The databases page provides a summary of all the databases in the event house.

  1. From the Eventhouse explorer, select Databases.

    Screenshot of an event house pane with Browse all databases highlighted in a red box. '

    A window opens with details about all the databases in this event house.

    Screenshot of database view in an event house in Real-Time Intelligence.

  2. Toggle between list and tile view using the buttons on the top right of the page.

    Screenshot showing the event house details page with the tile and list view buttons surrounded by a red box.

  3. To explore a specific database, select the name of this database from the list.

Manage KQL Databases

In the Event house explorer, under KQL Databases, you can manage all the databases in the event house.

Screenshot showing the event house KQL Databases section.

You can perform the following actions:

  • To create either a KQL database or a database shortcut:

    1. Select New database +.

    2. Enter a database name, and select Create.

  • To filter the list of databases, use the search box.

  • To open an existing database, select the database from the list.

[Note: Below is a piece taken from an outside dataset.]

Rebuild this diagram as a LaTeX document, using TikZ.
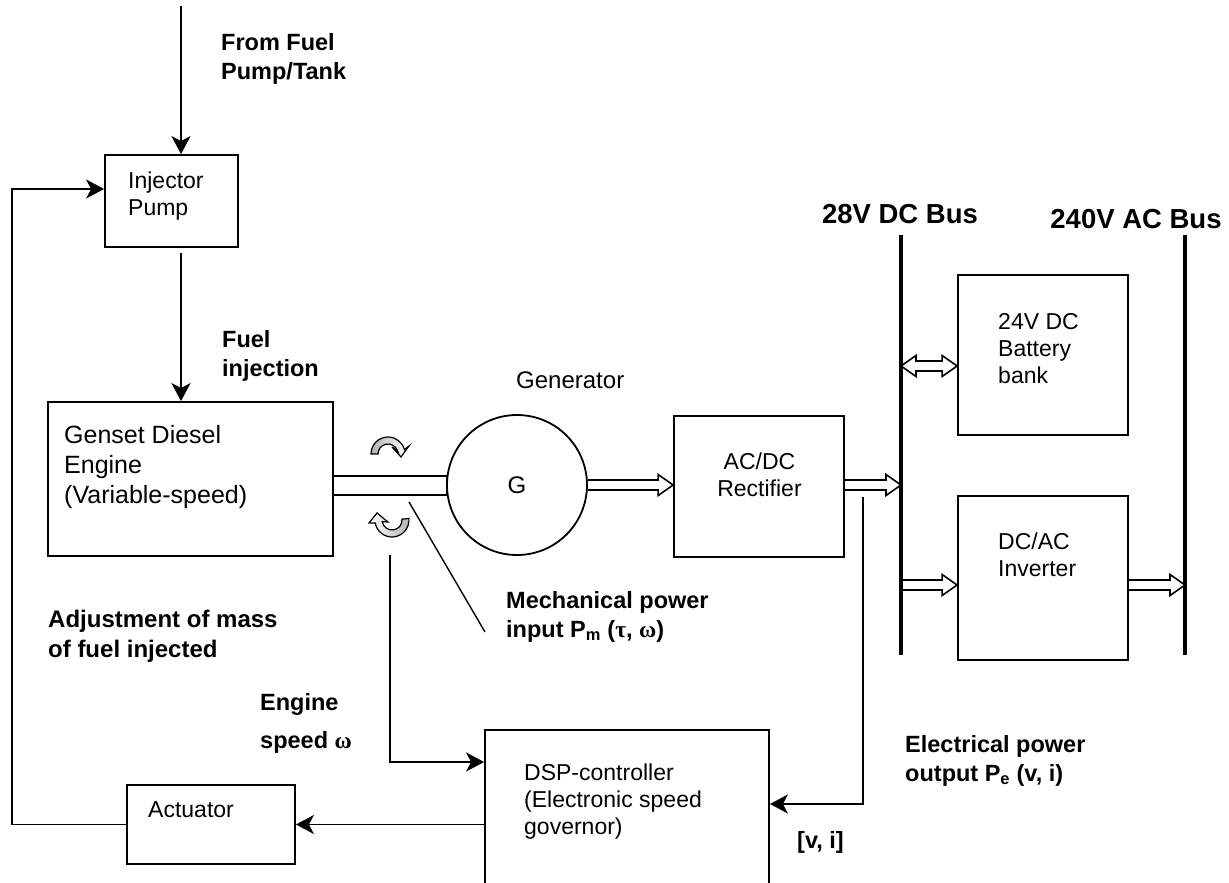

  • To query tables in a database, hover over the desired database > select More menu [...] > Query data. The Explore your data pane opens where you can write and run queries on the selected database. To learn more about KQL, see Kusto Query Language overview.

  • To ingest data into a database, hover over the desired database > select More menu [...] > Get data > select the desired ingest method. To learn more, see data formats and the corresponding ingestion methods.

  • To delete a database, hover over the desired database > select More menu [...] > Delete > Delete database.